Diminution de la consommation
Dans un premier temps, les industriels de gaz en Chine ont commencé à consommer moins en raison des prix élevés. En cause, la concurrence pour la cargaison marginale de GNL spot entre les bassins du Pacifique et de l’Atlantique. Par conséquent, la réduction de la demande chinoise a provoqué un déséquilibre. Pourquoi ?
Car les importations de cargaisons sont convenues plusieurs mois avant que les ventes par camion n’aient lieu. Ainsi, il faut du temps pour que les volumes importés de GNL réagissent à la forte réduction de la demande.
En outre, les importateurs chinois de GNL se sont retirés des achats au comptant (30 à 40 % des importations de GNL du pays), plus coûteux que les contrats long terme liés au pétrole brut Brent. Le lien entre les prix du GNL au comptant et le GNL transporté par camion en Chine s’est affaibli. Par conséquent, les importations globales de GNL de la Chine ont commencé à baisser de manière significative. Ils chutent de plus de 15 % à environ 16,5 millions de tonnes.
Les contrats à long terme
La Chine domine les contrats long terme 2021 pour le GNL. Mais seulement environ 6 à 7 millions de mt des 35+ millions de mt de contrats à terme signés commencent en 2022.

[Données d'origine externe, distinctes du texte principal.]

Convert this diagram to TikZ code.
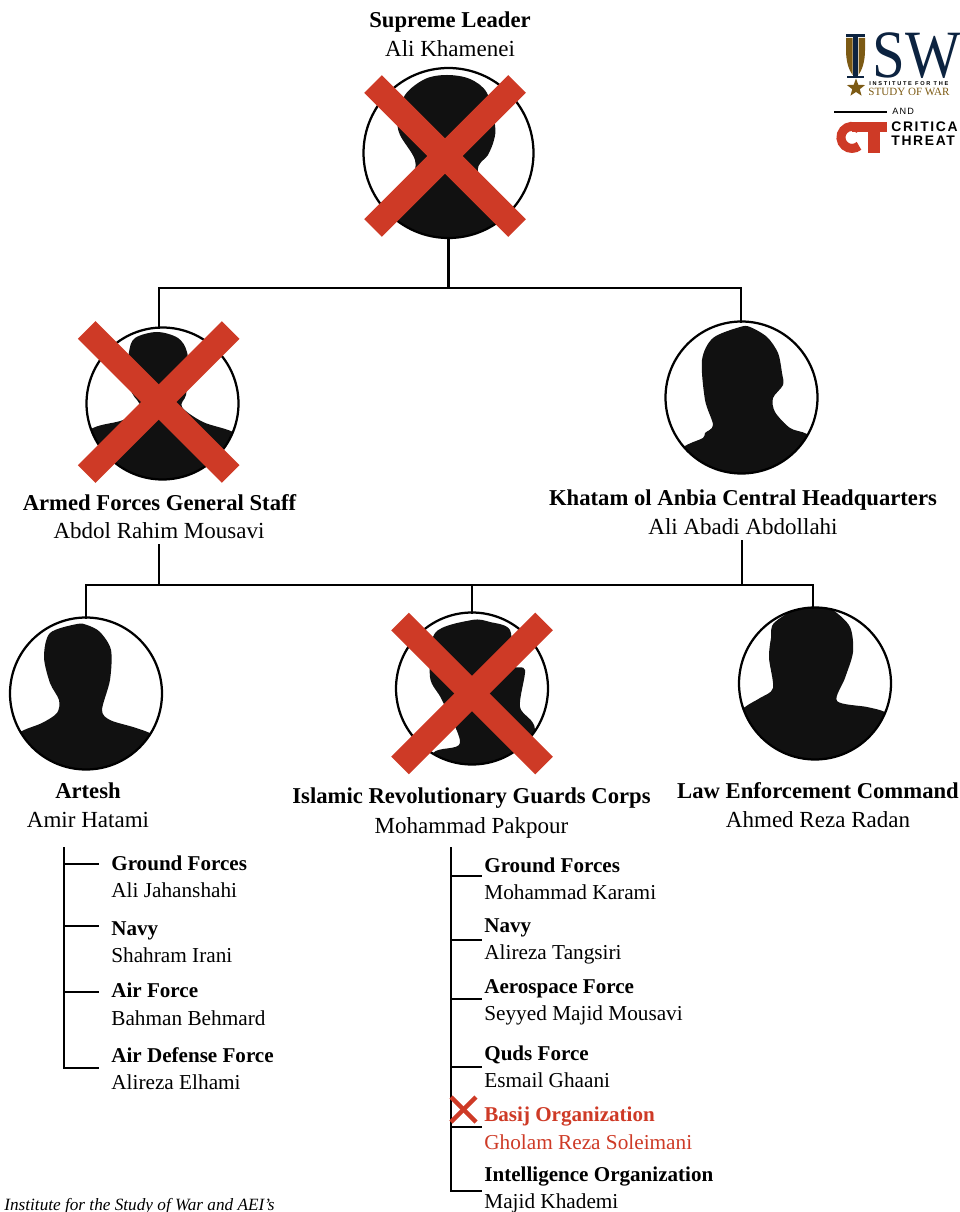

Plusieurs scénarios sont envisageables. Les importations de GNL diminueront possiblement en 2022 en raison d’un manque de demande. Il est également probable que les prix spot du GNL baisseront et permettront à la demande variable industrielle chinoise de revenir. Ou encore, les prix locaux augmenteront pour répondre au marché international.
Les prix du GNL par camion dans le sud de la Chine sont en passe de dépasser les prix d’importations de GNL. Cette situation inédite permettrait des ventes rentables de GNL par camion.

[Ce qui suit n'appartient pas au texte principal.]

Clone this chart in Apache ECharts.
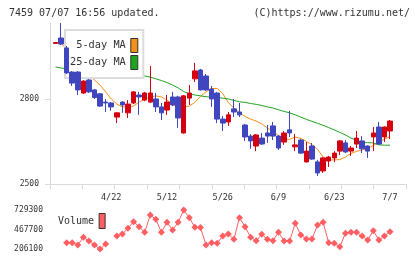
<!DOCTYPE html>
<html><head><meta charset="utf-8">
<script src="https://cdn.jsdelivr.net/npm/echarts@6/dist/echarts.min.js"></script>
<style>html,body{margin:0;padding:0;background:#fff}#c{width:420px;height:259px}</style>
</head><body><div id="c"></div>
<script>
const dates = ['4/8','4/9','4/10','4/11','4/14','4/15','4/16','4/17','4/18','4/21',
  '4/22','4/23','4/24','4/25','4/28','4/30','5/1','5/2','5/7','5/8',
  '5/12','5/13','5/14','5/15','5/16','5/19','5/20','5/21','5/22','5/23',
  '5/26','5/27','5/28','5/29','5/30','6/2','6/3','6/4','6/5','6/6',
  '6/9','6/10','6/11','6/12','6/13','6/16','6/17','6/18','6/19','6/20',
  '6/23','6/24','6/25','6/26','6/27','6/30','7/1','7/2','7/3','7/4','7/7'];
const open = [2996,3015,2980,2895,2895,2821,2867,2832,2818,2789,
  2786,2736,2789,2751,2786,2814,2796,2789,2800,2772,
  2761,2807,2807,2680,2803,2871,2902,2881,2835,2821,
  2729,2719,2765,2754,2708,2669,2634,2662,2680,2705,
  2669,2648,2691,2631,2655,2578,2634,2578,2546,2581,
  2592,2616,2645,2616,2641,2652,2634,2666,2701,2666,2687];
const close = [2999,2994,2892,2856,2832,2863,2825,2805,2775,2786,
  2772,2751,2779,2782,2825,2807,2821,2821,2772,2751,
  2789,2779,2733,2811,2821,2899,2832,2832,2800,2729,
  2715,2744,2754,2744,2666,2652,2673,2641,2669,2669,
  2627,2680,2680,2638,2609,2616,2588,2539,2592,2595,
  2609,2652,2613,2627,2662,2624,2616,2680,2641,2701,2722];
const low = [2994,2990,2888,2846,2814,2818,2821,2800,2772,2754,
  2758,2715,2751,2733,2782,2744,2792,2786,2754,2726,
  2744,2775,2698,2678,2779,2860,2830,2828,2772,2715,
  2687,2705,2736,2736,2652,2624,2616,2638,2645,2655,
  2620,2638,2666,2616,2606,2576,2585,2528,2539,2560,
  2578,2602,2609,2599,2627,2609,2592,2616,2638,2648,2659];
const high = [3001,3068,2987,2898,2898,2866,2870,2835,2821,2800,
  2789,2752,2792,2796,2828,2825,2825,2916,2821,2786,
  2814,2825,2811,2814,2849,2927,2906,2888,2846,2825,
  2740,2754,2800,2786,2712,2676,2676,2680,2708,2719,
  2673,2687,2758,2676,2659,2648,2645,2585,2595,2599,
  2616,2655,2655,2634,2687,2669,2636,2701,2719,2704,2726];
const ma5 = [3000,2997,2975,2950,2925,2900,2881,2867,2849,2825,
  2800,2782,2772,2772,2775,2789,2800,2807,2811,2807,
  2796,2780,2772,2771,2775,2788,2809,2825,2837,2837,
  2819,2787,2768,2752,2738,2729,2722,2712,2698,2685,
  2671,2659,2657,2666,2661,2650,2639,2622,2595,2585,
  2585,2586,2595,2608,2615,2620,2625,2636,2648,2659,2666];
const ma25 = [2913,2909,2907,2906,2903,2902,2900,2899,2896,2895,
  2893,2891,2890,2888,2886,2884,2881,2877,2871,2865,
  2858,2849,2839,2826,2818,2814,2811,2808,2806,2805,
  2803,2800,2795,2790,2788,2784,2781,2777,2772,2768,
  2762,2756,2751,2744,2736,2728,2721,2714,2707,2699,
  2691,2682,2673,2662,2654,2646,2646,2645,2638,2637,2637];
const volume = [null,null,290600,290600,259800,363000,313400,259800,206100,273200,
  null,380500,407300,483800,572300,505300,430100,662200,604500,430100,
  564300,461000,564300,729300,626000,497200,493700,259800,290600,282600,
  380500,407300,336200,626000,505300,363000,317600,403300,336200,317600,
  430100,313400,313400,550900,393900,340200,340200,528100,564300,290600,
  282600,237000,416700,430100,430100,380500,326800,451600,326800,380500,438200];
const priceTicks = [2500, 2800];
const volumeTicks = [206100, 467700, 729300];
const titleLeft = '7459 07/07 16:56 updated.';
const titleRight = '(C)https://www.rizumu.net/';

const candles = dates.map((d, i) => [open[i], close[i], low[i], high[i]]);
const mono = 'DejaVu Sans Mono';
const gray = '#d9d9d9';
const txt = '#333';
const chart = echarts.init(document.getElementById('c'), null, {renderer: 'canvas'});
chart.setOption({
  animation: false,
  backgroundColor: '#fff',
  title: [
    {text: titleLeft, left: 9, top: 8, padding: 0, textStyle: {fontFamily: mono, fontSize: 10, fontWeight: 'normal', color: txt}},
    {text: titleRight, right: 10, top: 8, padding: 0, textStyle: {fontFamily: mono, fontSize: 10, fontWeight: 'normal', color: txt}}
  ],
  legend: [
    {data: ['5-day MA', '25-day MA'], orient: 'vertical', left: 65, top: 30, align: 'right',
     selectedMode: false, z: 2, backgroundColor: '#fff', borderColor: '#dcdcdc', borderWidth: 2,
     padding: [8, 5, 8, 5], itemGap: 2, itemWidth: 7, itemHeight: 14, icon: 'rect',
     itemStyle: {borderColor: '#333', borderWidth: 1},
     formatter: n => n.length < 9 ? ' ' + n : n,
     textStyle: {fontFamily: mono, fontSize: 10.3, color: txt}},
    {data: ['Volume'], left: 58, top: 213, align: 'right', selectedMode: false,
     padding: 0, itemWidth: 6, itemHeight: 15, icon: 'rect',
     itemStyle: {borderColor: '#333', borderWidth: 1},
     textStyle: {fontFamily: mono, fontSize: 10, color: txt}}
  ],
  grid: [
    {left: 50, width: 356, top: 23, height: 161, outerBoundsMode: 'none'},
    {left: 52.7, width: 340.1, top: 23, height: 161, outerBoundsMode: 'none'},
    {left: 52.7, width: 340.1, top: 210, height: 39, outerBoundsMode: 'none'}
  ],
  xAxis: [
    {gridIndex: 0, type: 'value', min: 0, max: 11, interval: 1,
     axisLine: {show: true, lineStyle: {color: gray}},
     axisTick: {show: true, length: 5, lineStyle: {color: gray}},
     axisLabel: {show: false}, splitLine: {show: false}},
    {gridIndex: 1, type: 'category', data: dates,
     axisLine: {show: false}, axisTick: {show: false}, splitLine: {show: false},
     axisLabel: {interval: (i) => i >= 10 && (dates.length - 1 - i) % 10 === 0, margin: 9,
       fontFamily: mono, fontSize: 8.5, color: txt}},
    {gridIndex: 2, type: 'category', data: dates, show: false}
  ],
  yAxis: [
    {gridIndex: 0, type: 'value', min: 2500, max: 3068,
     axisLine: {show: true, lineStyle: {color: gray}},
     axisTick: {show: true, length: 5, customValues: priceTicks, lineStyle: {color: gray}},
     axisLabel: {customValues: priceTicks, formatter: v => String(v), margin: 11,
       fontFamily: mono, fontSize: 8, color: txt},
     splitLine: {show: false}},
    {gridIndex: 1, type: 'value', min: 2500, max: 3068, show: false, splitLine: {show: false}},
    {gridIndex: 2, type: 'value', min: 206100, max: 729300,
     axisLine: {show: false}, axisTick: {show: false}, splitLine: {show: false},
     axisLabel: {customValues: volumeTicks, formatter: v => String(v), margin: 9.7,
       fontFamily: mono, fontSize: 8, color: txt}}
  ],
  series: [
    {name: '5-day MA', type: 'line', xAxisIndex: 1, yAxisIndex: 1, data: ma5, z: 1,
     symbol: 'none', color: '#f39019', lineStyle: {width: 1, color: '#f39019'}},
    {name: '25-day MA', type: 'line', xAxisIndex: 1, yAxisIndex: 1, data: ma25, z: 1,
     symbol: 'none', color: '#1ea51e', lineStyle: {width: 1, color: '#1ea51e'}},
    {name: 'Price', type: 'candlestick', xAxisIndex: 1, yAxisIndex: 1, data: candles, z: 3,
     barWidth: 5,
     itemStyle: {color: '#d5000f', color0: '#4046bd', borderColor: '#d5000f', borderColor0: '#4046bd', borderWidth: 1}},
    {name: 'Volume', type: 'line', xAxisIndex: 2, yAxisIndex: 2, data: volume,
     symbol: 'diamond', symbolSize: 7, showAllSymbol: true, color: '#ff5f62', connectNulls: false,
     lineStyle: {width: 1, color: '#ff5f62'}, itemStyle: {color: '#ff5f62'}}
  ]
});
</script></body></html>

Nécessité de repenser la tarification
Néanmoins, ces problèmes pourraient être résolus en reliant les prix des marchés comme celui du transport GNL par camion avec le prix du marché auquel la Chine est confrontée pour importer du GNL.
Pourtant, le modèle d’utilisation des prix internationaux du GNL dans les contrats gaziers chinois existe déjà. Par exemple, la société chinoise Sinopec a introduit la tarification du GNL au comptant dans ses ventes de GNL par camion en faisant référence au JKM dans ses offres.
Ce modèle de tarification permet à des vendeurs comme BP China d’importer du GNL à des prix spot internationaux. Puis de revendre du gaz sur les marchés en aval par une méthode « back-to-back ». En somme, cela garantit le blocage d’une marge positive.
La consommation de gaz de la Chine devrait atteindre 430 à 450 milliards de mètres cubes d’ici 2025, contre 395 milliards de mètres cubes en 2022. Ainsi, les importations ponctuelles de GNL continueront de jouer un rôle important dans les efforts du pays pour se décarboniser.
En résumé, répercuter les coûts d’importation sur les marchés comme le GNL transporté par camion serait la clé pour assurer un approvisionnement en gaz suffisant et stable aux utilisateurs non résidentiels lors des pics de demande résidentielle. De cette manière, les importateurs chinois de GNL effectueront des achats supplémentaires réduisant la pression sur les marges pour eux. Cela permettrait également au secteur de l’électricité en Chine d’évoluer vers des mécanismes d’équilibrage davantage axés sur le marché.